--- Begin Dataset rows ---

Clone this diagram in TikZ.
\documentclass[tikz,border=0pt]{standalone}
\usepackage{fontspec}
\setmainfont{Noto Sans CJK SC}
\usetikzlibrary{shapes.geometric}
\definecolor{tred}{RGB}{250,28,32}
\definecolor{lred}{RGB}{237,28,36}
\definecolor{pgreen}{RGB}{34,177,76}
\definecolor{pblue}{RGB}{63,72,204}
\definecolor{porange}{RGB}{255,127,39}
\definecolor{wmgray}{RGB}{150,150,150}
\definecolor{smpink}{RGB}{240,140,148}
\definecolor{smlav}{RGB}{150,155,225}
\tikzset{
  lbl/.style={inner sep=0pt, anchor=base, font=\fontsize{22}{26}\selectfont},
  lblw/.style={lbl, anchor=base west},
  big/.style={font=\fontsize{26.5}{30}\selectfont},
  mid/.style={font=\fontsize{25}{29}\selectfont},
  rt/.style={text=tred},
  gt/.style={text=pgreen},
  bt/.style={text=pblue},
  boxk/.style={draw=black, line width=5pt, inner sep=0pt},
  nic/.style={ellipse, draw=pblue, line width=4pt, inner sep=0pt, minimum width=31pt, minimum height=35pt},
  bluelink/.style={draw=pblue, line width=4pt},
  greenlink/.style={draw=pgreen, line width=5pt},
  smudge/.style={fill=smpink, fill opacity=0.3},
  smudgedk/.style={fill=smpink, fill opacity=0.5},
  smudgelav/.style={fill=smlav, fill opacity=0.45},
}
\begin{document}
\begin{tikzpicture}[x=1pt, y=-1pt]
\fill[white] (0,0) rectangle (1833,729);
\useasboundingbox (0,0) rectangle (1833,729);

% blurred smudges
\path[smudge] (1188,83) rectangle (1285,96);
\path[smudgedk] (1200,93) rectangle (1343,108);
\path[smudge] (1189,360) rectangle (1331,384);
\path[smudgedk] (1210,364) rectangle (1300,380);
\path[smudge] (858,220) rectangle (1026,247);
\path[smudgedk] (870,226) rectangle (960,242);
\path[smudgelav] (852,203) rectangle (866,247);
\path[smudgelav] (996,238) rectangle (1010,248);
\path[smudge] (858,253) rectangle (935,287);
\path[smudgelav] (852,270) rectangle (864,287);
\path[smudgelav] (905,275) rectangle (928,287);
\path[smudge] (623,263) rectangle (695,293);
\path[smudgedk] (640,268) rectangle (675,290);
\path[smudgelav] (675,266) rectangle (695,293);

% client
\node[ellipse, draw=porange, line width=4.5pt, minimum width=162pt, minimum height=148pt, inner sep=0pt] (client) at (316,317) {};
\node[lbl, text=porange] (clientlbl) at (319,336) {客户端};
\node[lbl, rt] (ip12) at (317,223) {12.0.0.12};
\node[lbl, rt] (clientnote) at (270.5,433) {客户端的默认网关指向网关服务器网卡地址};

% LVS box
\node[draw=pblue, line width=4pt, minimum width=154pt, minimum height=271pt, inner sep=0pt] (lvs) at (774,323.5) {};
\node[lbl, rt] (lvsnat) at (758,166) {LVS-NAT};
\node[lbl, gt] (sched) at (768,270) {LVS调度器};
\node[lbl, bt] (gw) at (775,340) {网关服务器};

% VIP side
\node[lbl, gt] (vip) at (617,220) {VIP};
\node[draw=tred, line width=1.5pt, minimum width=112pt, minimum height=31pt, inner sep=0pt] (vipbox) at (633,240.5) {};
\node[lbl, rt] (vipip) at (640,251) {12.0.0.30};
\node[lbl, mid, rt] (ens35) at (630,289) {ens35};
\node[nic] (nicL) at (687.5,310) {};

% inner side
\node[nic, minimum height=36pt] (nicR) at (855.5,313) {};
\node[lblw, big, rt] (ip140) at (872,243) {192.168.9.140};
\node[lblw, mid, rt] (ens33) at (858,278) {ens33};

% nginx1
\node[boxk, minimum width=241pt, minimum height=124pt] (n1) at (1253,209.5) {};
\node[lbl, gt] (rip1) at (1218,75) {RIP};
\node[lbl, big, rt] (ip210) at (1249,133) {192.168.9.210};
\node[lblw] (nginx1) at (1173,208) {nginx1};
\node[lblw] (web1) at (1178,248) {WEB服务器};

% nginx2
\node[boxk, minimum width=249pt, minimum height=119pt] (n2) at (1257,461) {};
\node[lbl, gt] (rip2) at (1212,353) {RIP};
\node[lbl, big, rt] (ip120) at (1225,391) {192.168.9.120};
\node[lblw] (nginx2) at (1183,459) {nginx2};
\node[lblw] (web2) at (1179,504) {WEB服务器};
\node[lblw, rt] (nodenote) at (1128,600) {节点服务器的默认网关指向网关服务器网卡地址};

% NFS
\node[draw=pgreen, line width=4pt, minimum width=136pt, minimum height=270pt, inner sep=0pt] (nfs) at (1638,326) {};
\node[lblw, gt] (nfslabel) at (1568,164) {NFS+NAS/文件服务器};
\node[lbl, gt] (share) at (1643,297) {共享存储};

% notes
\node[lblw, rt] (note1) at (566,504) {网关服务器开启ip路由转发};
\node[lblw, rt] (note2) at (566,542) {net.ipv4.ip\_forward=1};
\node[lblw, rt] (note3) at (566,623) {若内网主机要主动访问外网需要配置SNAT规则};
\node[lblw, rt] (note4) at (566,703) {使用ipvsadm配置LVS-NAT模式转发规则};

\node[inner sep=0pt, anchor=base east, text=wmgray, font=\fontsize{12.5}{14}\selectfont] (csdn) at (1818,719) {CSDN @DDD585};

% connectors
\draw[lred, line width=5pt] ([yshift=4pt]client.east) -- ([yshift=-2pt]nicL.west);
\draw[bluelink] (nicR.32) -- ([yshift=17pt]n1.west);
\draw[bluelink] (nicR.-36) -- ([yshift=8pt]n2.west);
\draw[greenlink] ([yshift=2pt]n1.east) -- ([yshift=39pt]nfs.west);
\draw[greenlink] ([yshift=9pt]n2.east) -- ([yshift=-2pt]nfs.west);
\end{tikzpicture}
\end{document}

--- End Dataset rows ---
--- Begin Dataset rows ---

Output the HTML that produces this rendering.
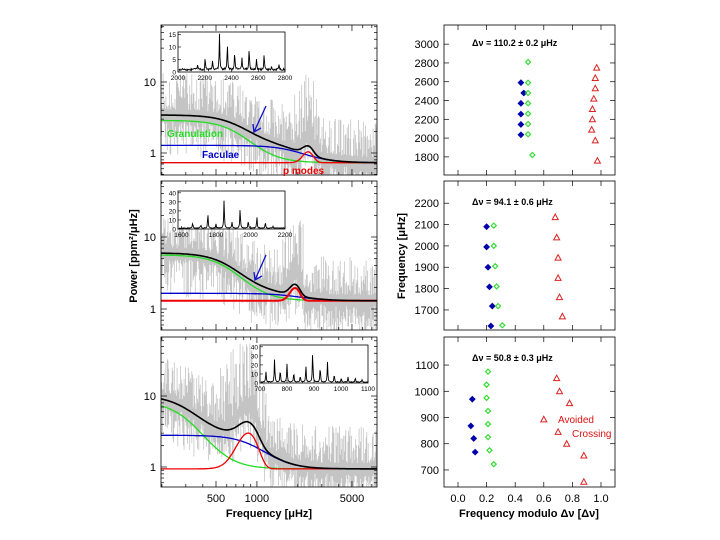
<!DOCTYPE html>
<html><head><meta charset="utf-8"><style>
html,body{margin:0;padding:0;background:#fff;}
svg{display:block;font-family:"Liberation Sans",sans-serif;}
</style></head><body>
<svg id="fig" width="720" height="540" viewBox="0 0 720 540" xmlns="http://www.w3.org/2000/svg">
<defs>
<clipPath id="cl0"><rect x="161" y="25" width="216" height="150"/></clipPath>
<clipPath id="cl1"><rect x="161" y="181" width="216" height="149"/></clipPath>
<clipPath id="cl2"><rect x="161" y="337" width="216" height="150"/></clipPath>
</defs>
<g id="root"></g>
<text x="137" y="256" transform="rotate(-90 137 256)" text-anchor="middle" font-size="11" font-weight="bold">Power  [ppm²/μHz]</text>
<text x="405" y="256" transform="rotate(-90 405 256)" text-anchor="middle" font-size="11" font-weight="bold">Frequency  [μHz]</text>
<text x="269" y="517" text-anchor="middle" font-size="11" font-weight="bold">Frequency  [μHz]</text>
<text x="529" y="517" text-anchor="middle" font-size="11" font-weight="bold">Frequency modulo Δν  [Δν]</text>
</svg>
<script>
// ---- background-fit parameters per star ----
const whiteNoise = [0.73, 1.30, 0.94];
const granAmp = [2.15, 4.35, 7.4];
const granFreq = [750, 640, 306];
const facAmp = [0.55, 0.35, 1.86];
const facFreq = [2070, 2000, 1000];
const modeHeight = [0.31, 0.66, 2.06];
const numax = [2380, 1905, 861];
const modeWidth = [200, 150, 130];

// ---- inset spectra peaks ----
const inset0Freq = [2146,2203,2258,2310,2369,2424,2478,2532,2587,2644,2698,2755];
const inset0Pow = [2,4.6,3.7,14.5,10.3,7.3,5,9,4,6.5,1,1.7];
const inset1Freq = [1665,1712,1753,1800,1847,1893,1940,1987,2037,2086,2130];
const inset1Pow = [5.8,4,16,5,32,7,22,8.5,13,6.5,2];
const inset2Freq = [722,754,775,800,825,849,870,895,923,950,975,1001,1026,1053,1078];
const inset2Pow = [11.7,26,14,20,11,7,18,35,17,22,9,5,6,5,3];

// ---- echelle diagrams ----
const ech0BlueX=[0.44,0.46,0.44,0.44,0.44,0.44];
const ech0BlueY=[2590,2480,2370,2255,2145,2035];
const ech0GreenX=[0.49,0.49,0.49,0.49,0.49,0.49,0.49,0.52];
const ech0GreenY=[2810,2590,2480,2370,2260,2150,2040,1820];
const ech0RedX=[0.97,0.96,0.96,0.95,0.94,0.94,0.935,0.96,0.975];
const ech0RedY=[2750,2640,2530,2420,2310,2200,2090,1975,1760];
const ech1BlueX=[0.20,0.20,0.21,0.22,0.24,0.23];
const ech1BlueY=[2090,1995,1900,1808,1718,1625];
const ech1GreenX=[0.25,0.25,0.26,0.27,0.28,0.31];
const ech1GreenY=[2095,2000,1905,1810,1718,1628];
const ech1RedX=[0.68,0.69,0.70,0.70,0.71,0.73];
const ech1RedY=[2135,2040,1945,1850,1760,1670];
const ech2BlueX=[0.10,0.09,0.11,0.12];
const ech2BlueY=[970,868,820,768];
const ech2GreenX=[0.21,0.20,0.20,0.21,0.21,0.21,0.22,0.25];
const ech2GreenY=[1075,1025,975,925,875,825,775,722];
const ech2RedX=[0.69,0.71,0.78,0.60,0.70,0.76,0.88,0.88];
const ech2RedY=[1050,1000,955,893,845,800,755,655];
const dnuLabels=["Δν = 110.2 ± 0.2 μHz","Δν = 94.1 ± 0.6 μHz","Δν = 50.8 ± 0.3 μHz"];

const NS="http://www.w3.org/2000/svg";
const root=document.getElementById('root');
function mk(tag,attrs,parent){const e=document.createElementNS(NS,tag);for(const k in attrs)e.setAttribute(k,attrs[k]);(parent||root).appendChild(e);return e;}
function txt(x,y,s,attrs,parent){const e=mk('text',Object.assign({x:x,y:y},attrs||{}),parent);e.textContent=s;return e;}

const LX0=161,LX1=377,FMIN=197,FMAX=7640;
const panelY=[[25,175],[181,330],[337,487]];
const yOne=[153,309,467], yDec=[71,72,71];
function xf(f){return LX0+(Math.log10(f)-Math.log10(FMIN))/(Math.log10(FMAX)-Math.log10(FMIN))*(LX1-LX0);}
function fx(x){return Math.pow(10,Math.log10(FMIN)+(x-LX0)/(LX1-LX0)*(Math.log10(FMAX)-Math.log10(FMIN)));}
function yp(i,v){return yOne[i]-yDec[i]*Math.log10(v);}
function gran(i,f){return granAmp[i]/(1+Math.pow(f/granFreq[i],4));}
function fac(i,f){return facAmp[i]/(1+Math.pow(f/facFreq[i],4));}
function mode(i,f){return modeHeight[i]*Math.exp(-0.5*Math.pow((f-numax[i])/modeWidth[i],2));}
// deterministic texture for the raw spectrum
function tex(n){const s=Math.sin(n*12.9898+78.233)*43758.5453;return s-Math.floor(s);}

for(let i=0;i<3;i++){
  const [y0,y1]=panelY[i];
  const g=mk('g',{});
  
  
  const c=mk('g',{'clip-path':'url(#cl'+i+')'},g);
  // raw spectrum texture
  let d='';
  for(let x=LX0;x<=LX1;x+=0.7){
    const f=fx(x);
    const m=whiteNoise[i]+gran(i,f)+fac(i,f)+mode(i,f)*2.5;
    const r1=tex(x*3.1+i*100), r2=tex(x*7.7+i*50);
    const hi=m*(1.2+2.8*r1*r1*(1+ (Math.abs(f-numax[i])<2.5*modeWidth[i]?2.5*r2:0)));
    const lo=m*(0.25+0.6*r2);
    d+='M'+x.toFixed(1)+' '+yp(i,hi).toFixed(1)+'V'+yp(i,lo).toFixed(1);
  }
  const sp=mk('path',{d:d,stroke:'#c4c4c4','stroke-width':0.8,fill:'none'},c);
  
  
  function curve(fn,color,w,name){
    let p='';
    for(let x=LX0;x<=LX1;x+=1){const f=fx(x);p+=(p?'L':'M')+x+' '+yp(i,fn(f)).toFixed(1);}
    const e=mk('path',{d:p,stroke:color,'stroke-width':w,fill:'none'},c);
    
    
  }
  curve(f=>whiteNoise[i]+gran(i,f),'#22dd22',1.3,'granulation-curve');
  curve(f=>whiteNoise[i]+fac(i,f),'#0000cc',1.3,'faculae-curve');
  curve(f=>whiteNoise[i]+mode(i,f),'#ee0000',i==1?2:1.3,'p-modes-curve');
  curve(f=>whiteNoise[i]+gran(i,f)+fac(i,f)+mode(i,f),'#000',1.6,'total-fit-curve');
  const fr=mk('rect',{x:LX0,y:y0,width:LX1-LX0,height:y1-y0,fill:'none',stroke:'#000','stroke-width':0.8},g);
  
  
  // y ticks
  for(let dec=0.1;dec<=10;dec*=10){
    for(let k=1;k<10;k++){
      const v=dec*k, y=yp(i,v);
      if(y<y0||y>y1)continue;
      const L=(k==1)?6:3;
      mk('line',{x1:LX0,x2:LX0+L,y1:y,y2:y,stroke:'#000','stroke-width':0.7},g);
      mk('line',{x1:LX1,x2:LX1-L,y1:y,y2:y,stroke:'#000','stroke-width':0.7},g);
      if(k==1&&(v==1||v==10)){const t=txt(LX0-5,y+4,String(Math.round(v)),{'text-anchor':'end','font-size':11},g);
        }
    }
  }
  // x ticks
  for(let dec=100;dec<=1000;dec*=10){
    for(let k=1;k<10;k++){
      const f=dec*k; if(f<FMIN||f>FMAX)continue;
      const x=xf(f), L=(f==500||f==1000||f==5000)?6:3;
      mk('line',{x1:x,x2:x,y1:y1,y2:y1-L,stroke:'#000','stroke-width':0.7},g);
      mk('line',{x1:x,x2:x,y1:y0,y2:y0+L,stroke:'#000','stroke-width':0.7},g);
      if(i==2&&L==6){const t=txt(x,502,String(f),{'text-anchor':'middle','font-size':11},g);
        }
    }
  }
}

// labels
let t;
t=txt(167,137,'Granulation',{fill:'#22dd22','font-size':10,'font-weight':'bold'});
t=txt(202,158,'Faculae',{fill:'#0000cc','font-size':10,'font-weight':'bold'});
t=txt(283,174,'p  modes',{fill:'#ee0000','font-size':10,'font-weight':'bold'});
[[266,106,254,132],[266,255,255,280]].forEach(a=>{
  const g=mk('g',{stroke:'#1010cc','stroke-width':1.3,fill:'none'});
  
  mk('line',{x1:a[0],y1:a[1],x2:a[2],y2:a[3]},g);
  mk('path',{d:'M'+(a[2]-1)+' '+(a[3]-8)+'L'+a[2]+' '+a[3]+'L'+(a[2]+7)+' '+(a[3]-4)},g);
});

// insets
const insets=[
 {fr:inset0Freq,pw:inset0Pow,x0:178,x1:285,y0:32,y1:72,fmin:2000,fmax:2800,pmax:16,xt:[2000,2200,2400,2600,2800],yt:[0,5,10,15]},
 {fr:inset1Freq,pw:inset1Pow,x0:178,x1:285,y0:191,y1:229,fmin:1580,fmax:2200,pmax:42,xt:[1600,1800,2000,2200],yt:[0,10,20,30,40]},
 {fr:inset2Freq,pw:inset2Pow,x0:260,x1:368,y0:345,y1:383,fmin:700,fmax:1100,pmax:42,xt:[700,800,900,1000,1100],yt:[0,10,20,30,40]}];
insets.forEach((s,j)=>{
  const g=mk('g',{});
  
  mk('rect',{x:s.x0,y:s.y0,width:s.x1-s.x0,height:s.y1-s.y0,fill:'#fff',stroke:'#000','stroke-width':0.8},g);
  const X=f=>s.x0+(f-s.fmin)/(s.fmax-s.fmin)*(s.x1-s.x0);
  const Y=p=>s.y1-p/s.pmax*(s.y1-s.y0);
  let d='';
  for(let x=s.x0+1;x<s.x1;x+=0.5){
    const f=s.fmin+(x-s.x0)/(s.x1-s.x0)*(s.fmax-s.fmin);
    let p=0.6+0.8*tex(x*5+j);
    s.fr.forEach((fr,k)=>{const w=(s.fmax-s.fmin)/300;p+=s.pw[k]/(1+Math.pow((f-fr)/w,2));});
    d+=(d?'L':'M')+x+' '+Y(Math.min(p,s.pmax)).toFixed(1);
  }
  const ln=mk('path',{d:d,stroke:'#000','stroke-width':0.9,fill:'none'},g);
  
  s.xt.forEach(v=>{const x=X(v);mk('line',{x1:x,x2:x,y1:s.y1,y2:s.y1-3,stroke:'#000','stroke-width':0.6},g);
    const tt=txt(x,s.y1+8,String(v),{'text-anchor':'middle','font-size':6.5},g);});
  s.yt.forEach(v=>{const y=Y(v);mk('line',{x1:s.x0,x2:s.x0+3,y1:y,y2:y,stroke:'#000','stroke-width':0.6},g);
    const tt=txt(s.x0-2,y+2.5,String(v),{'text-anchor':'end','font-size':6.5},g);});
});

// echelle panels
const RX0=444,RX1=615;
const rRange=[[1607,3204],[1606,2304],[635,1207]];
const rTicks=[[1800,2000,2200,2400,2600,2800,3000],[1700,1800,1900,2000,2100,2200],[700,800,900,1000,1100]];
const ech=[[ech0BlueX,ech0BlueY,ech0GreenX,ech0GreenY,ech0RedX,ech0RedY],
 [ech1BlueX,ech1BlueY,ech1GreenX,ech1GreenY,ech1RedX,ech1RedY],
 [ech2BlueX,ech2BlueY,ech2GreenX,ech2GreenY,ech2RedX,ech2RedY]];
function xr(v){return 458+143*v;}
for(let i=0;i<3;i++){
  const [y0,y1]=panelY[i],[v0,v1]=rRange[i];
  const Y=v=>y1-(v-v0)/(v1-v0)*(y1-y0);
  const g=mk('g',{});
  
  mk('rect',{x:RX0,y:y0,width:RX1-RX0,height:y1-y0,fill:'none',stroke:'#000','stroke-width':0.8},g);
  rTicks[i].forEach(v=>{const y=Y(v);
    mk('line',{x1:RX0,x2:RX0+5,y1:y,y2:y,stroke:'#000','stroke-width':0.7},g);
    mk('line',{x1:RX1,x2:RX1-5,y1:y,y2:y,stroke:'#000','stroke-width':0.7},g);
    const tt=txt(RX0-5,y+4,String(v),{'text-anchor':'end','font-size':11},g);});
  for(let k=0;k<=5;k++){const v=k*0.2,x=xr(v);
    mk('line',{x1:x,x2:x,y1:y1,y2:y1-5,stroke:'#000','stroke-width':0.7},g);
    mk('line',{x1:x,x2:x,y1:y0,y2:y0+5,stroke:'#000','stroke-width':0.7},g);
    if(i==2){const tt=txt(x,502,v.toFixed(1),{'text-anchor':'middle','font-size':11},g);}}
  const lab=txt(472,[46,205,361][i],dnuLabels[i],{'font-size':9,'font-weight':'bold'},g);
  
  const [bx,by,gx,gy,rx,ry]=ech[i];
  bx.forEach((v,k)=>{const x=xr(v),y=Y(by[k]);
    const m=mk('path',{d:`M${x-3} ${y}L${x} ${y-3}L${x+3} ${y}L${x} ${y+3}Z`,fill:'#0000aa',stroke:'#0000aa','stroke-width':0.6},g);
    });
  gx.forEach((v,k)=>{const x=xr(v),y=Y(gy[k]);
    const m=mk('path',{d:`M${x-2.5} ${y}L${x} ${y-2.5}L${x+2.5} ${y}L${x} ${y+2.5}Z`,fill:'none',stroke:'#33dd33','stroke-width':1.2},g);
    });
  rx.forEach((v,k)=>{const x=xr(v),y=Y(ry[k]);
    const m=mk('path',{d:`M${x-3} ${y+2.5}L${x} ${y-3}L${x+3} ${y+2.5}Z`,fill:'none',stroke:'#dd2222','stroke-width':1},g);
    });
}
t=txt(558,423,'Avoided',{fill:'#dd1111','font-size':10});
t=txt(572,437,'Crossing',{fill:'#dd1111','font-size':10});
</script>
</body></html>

--- End Dataset rows ---

- _What is asked_
Search the preceding listing for the word "this" and pull out every line that holds it.

- _Full output_
Clone this diagram in TikZ.
Output the HTML that produces this rendering.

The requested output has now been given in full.